## Exercise
Output the lines exactly, from the one where "Give me the D3.js source for this chart." appears through the one where "var ticksA = [0.0, 0.2, 0.4, 0.6];" appears. Images are left out.

........

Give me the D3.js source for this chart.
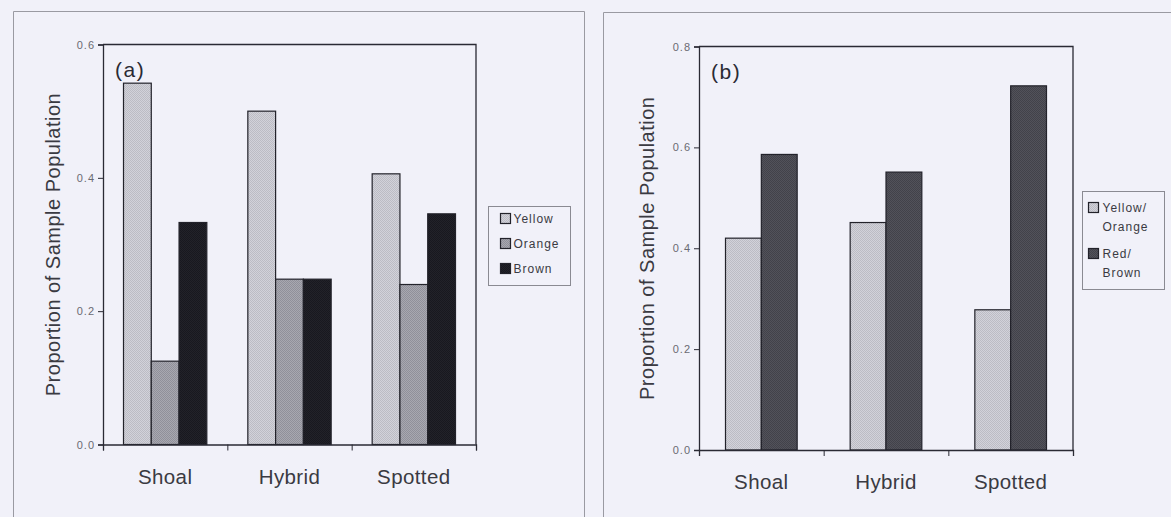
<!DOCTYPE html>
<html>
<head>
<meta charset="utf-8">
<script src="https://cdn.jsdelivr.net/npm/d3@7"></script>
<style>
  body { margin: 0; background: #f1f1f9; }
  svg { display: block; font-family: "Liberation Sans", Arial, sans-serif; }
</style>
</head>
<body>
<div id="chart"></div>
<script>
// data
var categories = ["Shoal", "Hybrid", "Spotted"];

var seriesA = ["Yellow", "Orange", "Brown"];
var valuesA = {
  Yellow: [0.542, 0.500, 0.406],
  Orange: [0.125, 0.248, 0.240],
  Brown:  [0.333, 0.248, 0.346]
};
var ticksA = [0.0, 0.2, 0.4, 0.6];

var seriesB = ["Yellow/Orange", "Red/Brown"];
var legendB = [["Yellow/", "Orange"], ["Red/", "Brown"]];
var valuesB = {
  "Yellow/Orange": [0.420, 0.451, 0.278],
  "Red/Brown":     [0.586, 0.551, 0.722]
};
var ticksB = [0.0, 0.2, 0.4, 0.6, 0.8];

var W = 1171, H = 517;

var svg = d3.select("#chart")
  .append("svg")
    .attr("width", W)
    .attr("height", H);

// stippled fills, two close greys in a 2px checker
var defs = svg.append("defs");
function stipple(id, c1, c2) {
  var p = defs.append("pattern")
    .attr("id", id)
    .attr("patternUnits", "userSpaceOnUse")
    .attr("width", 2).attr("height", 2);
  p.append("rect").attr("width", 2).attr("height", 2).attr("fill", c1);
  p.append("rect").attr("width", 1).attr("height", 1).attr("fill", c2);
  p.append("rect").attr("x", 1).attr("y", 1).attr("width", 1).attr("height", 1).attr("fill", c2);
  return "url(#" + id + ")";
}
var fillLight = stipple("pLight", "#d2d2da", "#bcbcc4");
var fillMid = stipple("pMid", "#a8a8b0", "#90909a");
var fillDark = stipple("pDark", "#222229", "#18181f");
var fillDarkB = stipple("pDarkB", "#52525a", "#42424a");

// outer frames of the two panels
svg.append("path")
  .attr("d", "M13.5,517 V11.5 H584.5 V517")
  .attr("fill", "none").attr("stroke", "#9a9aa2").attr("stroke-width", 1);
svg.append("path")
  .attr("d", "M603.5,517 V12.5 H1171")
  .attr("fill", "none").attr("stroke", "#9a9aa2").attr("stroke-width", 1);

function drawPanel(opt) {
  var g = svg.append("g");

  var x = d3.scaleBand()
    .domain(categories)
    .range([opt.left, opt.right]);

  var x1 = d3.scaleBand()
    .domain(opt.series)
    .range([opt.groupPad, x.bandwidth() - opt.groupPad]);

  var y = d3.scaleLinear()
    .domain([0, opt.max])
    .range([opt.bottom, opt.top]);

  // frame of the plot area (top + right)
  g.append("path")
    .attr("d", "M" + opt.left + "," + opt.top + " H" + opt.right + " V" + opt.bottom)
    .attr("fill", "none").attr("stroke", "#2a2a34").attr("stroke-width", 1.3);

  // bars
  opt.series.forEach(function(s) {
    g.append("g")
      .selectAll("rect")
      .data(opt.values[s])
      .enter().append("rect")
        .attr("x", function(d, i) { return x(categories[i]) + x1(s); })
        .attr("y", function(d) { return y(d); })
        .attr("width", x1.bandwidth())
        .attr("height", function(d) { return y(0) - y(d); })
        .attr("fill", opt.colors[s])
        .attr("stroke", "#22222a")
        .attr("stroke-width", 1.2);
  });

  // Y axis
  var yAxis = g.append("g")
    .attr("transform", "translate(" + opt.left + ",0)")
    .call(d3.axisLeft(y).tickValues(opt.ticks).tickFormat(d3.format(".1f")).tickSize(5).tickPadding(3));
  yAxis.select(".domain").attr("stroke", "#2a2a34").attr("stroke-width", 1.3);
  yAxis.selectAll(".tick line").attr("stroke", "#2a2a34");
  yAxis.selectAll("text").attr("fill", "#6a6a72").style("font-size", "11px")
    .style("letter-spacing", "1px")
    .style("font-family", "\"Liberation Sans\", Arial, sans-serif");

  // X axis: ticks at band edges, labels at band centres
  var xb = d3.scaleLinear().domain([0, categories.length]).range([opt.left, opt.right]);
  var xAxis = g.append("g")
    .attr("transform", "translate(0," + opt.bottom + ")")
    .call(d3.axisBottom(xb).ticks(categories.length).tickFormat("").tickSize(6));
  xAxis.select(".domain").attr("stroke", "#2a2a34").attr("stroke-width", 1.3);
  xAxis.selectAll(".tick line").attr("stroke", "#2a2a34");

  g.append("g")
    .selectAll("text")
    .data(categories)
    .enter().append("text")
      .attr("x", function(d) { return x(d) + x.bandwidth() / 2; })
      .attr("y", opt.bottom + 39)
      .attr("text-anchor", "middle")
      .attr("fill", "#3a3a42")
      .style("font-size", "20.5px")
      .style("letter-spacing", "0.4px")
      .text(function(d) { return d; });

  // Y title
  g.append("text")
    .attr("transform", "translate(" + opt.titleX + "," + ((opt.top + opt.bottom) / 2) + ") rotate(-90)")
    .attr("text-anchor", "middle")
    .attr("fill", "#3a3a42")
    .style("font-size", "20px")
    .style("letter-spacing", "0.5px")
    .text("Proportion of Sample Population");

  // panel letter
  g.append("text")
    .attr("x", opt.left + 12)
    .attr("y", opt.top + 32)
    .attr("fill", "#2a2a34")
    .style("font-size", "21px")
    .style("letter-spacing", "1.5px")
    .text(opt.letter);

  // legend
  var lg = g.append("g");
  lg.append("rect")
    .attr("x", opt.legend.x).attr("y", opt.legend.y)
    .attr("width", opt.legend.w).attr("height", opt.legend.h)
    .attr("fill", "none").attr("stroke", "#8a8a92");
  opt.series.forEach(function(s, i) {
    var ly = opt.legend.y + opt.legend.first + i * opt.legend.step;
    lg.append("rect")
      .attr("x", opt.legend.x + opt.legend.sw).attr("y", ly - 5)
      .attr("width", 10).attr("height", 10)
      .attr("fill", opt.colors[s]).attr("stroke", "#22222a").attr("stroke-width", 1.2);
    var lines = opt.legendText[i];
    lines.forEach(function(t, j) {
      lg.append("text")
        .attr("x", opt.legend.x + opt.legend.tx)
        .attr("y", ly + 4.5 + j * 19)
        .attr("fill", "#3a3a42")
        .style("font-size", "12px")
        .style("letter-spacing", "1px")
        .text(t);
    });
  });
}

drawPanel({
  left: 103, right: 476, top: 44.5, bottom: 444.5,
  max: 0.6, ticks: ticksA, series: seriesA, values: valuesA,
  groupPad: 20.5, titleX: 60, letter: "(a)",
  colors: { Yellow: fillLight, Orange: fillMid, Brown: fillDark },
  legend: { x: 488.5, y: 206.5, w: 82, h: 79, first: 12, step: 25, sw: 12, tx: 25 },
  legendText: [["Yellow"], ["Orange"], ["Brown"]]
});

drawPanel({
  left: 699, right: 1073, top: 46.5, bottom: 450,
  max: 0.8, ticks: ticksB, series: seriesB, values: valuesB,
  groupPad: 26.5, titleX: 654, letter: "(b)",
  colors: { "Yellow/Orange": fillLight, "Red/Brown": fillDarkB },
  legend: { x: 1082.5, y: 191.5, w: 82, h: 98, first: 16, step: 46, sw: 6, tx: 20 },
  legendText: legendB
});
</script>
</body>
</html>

........

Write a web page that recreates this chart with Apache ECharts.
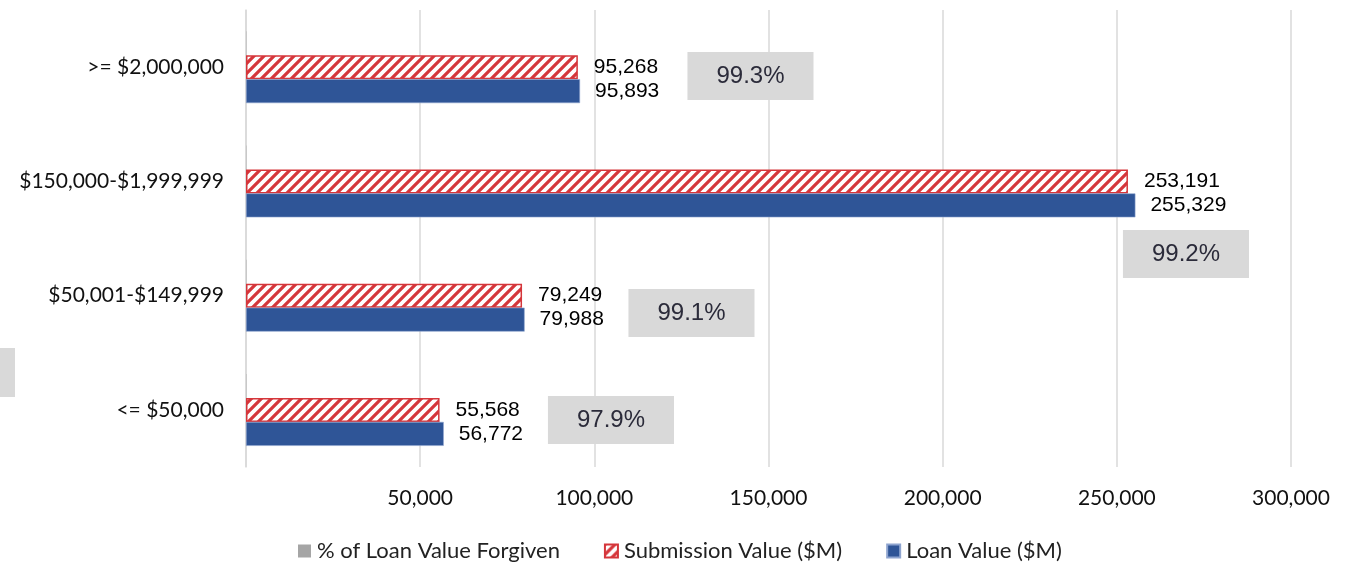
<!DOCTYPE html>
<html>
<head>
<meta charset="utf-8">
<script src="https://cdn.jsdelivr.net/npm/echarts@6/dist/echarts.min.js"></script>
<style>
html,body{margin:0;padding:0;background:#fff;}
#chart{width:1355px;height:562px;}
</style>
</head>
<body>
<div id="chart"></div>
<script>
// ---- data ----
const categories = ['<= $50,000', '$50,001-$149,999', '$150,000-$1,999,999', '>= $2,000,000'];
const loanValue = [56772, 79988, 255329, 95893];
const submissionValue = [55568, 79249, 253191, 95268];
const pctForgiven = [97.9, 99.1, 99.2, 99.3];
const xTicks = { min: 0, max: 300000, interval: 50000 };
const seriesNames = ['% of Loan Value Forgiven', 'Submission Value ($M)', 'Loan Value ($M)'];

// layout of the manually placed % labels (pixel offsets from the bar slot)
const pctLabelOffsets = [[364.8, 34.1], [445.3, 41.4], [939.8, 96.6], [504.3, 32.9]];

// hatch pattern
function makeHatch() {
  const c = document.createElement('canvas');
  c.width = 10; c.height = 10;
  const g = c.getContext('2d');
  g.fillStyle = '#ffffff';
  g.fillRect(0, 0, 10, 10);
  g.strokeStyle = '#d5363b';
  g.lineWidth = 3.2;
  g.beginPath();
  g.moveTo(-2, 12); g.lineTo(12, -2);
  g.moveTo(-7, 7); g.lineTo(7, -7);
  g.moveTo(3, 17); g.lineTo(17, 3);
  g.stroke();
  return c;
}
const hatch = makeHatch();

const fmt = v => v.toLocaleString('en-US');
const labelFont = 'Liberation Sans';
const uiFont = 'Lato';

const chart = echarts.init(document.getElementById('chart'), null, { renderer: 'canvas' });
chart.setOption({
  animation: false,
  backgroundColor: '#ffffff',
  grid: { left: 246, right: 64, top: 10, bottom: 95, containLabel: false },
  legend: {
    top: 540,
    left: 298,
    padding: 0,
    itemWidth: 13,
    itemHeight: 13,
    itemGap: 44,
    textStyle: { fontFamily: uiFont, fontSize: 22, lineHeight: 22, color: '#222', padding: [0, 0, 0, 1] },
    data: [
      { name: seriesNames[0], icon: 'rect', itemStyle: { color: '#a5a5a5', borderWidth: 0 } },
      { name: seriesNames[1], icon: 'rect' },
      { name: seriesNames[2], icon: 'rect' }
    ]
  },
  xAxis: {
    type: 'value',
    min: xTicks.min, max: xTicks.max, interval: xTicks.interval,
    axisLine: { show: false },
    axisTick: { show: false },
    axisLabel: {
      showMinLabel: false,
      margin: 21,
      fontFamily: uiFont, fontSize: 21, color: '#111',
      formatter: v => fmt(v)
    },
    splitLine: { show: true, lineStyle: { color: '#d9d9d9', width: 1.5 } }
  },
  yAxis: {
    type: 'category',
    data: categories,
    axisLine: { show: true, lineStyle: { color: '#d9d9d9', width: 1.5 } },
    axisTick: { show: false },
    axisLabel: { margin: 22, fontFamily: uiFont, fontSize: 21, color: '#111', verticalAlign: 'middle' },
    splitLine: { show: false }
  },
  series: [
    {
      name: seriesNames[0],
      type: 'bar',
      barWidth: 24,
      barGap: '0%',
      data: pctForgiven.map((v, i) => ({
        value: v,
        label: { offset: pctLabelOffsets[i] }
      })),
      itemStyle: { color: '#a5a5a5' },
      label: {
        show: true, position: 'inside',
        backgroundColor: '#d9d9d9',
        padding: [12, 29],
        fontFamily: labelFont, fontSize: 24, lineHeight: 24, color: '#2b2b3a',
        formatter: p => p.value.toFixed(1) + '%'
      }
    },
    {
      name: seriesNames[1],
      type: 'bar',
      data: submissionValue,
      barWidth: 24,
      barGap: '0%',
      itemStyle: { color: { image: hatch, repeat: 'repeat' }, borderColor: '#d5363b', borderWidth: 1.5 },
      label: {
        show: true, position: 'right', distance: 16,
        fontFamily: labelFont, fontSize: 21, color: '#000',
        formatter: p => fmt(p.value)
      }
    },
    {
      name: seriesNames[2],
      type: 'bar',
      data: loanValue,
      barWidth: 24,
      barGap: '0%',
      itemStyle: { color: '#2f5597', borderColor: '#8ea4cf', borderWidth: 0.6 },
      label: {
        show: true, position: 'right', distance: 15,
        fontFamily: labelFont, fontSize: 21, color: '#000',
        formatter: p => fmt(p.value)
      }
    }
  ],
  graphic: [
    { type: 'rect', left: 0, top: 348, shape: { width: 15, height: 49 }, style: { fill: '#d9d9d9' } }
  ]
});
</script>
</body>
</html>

........

## Complete answer
Give me the D3.js source for this chart.
<!DOCTYPE html>
<html>
<head>
<meta charset="utf-8">
<script src="https://cdn.jsdelivr.net/npm/d3@7"></script>
<style>
  body { margin: 0; background: #f1f1f9; }
  svg { display: block; font-family: "Liberation Sans", Arial, sans-serif; }
</style>
</head>
<body>
<div id="chart"></div>
<script>
// data
var categories = ["Shoal", "Hybrid", "Spotted"];

var seriesA = ["Yellow", "Orange", "Brown"];
var valuesA = {
  Yellow: [0.542, 0.500, 0.406],
  Orange: [0.125, 0.248, 0.240],
  Brown:  [0.333, 0.248, 0.346]
};
var ticksA = [0.0, 0.2, 0.4, 0.6];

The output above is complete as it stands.